CHALLENGE: Starting with the first line and ending with the line that holds "shielding, ME0 region", repeat the material exactly.

PROVIDED ENTRIES:
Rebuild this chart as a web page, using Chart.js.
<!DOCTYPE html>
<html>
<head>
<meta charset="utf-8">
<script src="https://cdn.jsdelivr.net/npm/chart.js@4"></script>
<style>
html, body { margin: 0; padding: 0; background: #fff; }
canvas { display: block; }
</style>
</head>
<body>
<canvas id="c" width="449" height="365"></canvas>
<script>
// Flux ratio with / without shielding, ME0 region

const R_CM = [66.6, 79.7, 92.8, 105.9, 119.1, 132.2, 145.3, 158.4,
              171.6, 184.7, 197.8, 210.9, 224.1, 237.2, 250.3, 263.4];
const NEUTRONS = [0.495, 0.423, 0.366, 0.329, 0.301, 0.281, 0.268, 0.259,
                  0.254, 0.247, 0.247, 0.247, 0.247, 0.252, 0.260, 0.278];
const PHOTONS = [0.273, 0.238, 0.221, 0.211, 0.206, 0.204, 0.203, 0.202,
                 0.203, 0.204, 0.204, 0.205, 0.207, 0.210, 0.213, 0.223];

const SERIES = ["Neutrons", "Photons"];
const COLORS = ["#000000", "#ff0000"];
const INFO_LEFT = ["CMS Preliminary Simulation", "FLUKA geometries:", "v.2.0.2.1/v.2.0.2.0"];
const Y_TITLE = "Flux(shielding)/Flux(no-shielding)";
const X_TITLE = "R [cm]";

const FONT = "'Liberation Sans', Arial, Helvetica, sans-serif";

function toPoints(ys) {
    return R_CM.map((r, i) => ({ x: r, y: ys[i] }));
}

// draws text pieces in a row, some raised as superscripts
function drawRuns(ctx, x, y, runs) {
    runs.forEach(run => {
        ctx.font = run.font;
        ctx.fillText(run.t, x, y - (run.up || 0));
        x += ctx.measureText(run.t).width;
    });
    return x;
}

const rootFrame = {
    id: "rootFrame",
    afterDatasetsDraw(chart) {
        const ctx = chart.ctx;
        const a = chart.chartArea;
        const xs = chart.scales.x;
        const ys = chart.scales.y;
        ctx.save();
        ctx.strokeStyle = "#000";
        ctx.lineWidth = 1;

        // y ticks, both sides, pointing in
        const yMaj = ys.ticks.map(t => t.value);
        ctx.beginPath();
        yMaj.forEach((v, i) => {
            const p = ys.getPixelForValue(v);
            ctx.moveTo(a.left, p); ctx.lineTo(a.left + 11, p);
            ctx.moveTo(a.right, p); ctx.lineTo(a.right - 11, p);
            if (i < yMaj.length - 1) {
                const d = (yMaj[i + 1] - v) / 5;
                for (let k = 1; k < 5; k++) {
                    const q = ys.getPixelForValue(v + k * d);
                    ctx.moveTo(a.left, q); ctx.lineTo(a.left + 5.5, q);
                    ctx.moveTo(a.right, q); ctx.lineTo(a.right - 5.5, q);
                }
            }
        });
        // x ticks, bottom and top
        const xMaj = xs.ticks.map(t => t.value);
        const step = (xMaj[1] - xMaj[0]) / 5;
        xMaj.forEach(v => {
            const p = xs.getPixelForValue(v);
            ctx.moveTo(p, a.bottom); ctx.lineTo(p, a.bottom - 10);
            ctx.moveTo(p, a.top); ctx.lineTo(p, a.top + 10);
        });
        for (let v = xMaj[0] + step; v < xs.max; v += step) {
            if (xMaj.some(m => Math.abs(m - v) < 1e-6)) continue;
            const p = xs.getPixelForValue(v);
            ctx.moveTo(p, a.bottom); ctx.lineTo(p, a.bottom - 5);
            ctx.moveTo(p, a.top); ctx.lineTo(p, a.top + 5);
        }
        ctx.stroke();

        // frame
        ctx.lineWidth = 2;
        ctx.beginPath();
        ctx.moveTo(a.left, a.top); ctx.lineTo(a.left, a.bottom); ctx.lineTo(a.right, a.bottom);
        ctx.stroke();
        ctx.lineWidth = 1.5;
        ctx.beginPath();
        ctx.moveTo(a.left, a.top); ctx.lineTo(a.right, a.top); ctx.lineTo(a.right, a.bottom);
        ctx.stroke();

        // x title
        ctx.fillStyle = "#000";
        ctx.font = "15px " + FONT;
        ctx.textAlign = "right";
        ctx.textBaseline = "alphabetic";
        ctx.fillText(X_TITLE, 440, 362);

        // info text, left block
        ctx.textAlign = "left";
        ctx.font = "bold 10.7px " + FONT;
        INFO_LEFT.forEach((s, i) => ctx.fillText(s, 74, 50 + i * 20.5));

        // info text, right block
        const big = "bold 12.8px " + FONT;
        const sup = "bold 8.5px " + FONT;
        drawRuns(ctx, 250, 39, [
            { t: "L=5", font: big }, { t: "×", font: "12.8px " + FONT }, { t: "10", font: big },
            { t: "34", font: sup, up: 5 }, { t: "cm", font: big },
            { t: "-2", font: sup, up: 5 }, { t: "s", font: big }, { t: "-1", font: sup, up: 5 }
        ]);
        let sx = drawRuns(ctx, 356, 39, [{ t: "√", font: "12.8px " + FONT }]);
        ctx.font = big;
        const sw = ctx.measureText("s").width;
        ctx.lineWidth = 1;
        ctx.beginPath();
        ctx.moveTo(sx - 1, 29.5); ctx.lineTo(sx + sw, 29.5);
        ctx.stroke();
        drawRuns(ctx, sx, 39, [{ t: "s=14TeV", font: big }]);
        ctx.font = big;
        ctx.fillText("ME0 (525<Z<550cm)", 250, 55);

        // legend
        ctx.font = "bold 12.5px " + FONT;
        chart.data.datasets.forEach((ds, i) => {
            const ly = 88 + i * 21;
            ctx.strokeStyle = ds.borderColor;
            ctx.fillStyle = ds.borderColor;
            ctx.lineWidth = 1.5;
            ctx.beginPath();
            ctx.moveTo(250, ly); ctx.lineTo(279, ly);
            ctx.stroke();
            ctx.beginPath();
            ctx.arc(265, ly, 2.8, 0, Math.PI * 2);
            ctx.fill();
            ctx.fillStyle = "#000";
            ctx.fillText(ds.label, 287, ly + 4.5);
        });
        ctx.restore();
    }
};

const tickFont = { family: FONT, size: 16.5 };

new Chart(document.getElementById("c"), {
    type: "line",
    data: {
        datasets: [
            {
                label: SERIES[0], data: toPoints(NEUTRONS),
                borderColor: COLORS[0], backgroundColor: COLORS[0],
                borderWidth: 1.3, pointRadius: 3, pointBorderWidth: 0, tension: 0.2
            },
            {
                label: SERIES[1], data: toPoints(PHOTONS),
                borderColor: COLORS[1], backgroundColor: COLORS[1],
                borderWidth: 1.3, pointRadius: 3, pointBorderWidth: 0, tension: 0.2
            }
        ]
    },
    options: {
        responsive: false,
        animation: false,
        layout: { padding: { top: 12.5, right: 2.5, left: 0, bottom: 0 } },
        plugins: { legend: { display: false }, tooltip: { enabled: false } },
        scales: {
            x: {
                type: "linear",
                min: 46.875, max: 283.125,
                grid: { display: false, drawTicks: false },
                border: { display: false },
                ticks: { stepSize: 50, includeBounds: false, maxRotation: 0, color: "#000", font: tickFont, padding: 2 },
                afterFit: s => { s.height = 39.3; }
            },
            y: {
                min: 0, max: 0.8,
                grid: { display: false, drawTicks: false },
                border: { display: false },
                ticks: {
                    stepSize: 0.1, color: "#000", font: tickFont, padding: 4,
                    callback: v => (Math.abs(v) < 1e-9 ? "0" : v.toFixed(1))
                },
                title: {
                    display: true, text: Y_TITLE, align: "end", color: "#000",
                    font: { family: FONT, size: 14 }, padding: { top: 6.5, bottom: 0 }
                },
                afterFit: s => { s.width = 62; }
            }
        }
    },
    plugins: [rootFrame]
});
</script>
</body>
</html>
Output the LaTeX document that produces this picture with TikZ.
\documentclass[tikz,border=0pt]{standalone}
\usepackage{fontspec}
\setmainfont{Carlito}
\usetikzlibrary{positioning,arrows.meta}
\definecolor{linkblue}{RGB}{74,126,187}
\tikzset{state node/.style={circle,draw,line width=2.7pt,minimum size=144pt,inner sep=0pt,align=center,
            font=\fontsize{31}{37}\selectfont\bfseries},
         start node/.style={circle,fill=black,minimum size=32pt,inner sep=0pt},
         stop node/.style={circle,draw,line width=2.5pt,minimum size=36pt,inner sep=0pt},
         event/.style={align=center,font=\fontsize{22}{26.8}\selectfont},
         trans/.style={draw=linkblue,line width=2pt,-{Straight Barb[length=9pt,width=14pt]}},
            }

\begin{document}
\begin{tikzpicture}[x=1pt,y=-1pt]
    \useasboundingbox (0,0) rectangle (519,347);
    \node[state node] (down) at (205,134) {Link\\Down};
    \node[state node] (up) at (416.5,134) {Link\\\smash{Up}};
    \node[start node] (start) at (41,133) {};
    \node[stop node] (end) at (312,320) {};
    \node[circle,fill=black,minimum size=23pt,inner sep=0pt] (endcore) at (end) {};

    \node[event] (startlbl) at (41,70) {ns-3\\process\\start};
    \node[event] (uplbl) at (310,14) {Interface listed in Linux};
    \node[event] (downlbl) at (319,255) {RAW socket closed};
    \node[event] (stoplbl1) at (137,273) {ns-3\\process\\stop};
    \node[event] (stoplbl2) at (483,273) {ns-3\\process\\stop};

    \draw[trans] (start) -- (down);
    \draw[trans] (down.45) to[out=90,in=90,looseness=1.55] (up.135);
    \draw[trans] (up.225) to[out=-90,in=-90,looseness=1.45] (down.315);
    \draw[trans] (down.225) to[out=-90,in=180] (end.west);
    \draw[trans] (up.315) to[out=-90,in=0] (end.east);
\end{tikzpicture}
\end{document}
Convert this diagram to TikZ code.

SOLUTION FOR THIS PROBLEM:
Rebuild this chart as a web page, using Chart.js.
<!DOCTYPE html>
<html>
<head>
<meta charset="utf-8">
<script src="https://cdn.jsdelivr.net/npm/chart.js@4"></script>
<style>
html, body { margin: 0; padding: 0; background: #fff; }
canvas { display: block; }
</style>
</head>
<body>
<canvas id="c" width="449" height="365"></canvas>
<script>
// Flux ratio with / without shielding, ME0 region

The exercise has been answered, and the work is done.